# Given material start

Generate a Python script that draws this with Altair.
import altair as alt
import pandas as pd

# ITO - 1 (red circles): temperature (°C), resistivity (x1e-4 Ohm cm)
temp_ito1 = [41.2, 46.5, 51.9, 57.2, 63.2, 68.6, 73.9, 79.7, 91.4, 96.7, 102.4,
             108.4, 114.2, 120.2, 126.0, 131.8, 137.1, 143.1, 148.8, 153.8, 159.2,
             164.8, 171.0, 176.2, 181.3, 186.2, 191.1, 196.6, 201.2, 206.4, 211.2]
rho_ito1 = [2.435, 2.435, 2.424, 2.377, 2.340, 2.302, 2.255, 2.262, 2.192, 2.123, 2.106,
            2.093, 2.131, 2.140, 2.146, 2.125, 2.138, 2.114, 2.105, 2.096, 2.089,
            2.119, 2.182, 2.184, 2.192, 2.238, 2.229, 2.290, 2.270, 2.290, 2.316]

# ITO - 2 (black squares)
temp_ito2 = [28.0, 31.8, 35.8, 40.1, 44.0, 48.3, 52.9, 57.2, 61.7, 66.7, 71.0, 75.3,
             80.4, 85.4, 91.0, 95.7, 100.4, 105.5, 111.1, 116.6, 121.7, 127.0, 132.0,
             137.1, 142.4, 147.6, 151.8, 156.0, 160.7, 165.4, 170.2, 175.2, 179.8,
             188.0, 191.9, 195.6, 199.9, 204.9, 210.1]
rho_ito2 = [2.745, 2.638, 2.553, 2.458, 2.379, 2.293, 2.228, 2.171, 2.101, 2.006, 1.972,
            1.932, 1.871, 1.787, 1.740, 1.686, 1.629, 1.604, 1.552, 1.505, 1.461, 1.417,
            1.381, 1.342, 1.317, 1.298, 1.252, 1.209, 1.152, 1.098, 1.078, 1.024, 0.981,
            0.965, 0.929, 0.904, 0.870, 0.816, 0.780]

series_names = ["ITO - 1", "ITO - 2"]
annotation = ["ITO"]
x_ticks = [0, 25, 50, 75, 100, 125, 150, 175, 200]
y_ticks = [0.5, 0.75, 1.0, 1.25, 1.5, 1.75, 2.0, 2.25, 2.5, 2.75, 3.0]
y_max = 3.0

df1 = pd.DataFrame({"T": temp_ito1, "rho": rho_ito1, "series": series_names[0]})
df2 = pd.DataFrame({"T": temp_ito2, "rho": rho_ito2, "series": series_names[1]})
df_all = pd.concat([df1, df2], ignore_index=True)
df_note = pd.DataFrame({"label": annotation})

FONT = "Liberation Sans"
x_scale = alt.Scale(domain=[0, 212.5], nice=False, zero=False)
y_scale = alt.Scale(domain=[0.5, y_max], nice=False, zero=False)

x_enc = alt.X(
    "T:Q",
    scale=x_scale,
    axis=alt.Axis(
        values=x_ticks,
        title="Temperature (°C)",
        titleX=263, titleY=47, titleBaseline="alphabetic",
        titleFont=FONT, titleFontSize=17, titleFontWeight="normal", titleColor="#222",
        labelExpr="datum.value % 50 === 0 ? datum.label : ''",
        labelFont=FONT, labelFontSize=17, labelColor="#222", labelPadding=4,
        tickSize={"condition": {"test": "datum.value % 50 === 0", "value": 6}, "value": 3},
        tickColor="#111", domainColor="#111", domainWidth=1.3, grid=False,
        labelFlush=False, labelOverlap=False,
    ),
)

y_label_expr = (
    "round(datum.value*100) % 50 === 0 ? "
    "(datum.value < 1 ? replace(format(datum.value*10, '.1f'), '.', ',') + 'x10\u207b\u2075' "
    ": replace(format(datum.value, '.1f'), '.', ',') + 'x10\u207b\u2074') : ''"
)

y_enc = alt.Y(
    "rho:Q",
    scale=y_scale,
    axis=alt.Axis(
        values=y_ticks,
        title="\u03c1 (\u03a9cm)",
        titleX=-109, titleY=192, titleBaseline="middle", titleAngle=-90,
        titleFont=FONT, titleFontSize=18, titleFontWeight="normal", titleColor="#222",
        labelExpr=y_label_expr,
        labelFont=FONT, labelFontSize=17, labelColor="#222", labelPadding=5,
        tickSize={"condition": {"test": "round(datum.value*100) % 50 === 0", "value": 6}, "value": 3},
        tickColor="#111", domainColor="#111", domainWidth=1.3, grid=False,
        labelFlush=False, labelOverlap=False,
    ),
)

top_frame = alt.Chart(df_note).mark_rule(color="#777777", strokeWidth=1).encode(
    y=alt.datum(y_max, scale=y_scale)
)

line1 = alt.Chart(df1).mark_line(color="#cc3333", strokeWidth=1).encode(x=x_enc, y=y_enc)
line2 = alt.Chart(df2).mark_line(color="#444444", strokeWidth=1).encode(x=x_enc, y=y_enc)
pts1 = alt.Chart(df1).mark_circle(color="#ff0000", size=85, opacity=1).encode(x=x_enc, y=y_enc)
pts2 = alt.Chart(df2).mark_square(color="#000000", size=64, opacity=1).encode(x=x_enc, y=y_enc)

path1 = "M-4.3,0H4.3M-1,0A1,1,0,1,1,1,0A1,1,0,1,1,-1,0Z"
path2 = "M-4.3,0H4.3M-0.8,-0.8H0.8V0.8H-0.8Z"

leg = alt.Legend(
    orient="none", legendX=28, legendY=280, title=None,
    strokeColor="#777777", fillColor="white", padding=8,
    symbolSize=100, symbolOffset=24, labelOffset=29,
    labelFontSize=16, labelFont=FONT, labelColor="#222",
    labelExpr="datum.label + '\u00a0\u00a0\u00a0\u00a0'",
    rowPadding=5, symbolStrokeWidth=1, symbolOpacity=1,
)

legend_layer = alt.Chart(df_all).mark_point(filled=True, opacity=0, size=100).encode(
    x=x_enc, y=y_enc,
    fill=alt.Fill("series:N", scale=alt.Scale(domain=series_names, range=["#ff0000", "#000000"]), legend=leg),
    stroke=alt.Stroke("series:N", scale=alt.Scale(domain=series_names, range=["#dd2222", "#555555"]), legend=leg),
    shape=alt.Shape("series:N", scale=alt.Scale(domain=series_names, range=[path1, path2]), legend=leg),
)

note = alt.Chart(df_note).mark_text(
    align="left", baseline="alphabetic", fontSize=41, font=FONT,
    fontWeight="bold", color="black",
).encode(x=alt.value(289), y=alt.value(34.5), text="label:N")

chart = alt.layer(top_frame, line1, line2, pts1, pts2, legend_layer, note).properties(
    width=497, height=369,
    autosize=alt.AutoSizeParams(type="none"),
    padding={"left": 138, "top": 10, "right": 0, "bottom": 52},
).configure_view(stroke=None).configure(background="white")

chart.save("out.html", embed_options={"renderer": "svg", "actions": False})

# Given material end

• What you are asked to do: Everything from the first line through the line containing "import pandas as pd" should be quoted exactly, and nothing beyond it.

• Output below:
Generate a Python script that draws this with Altair.
import altair as alt
import pandas as pd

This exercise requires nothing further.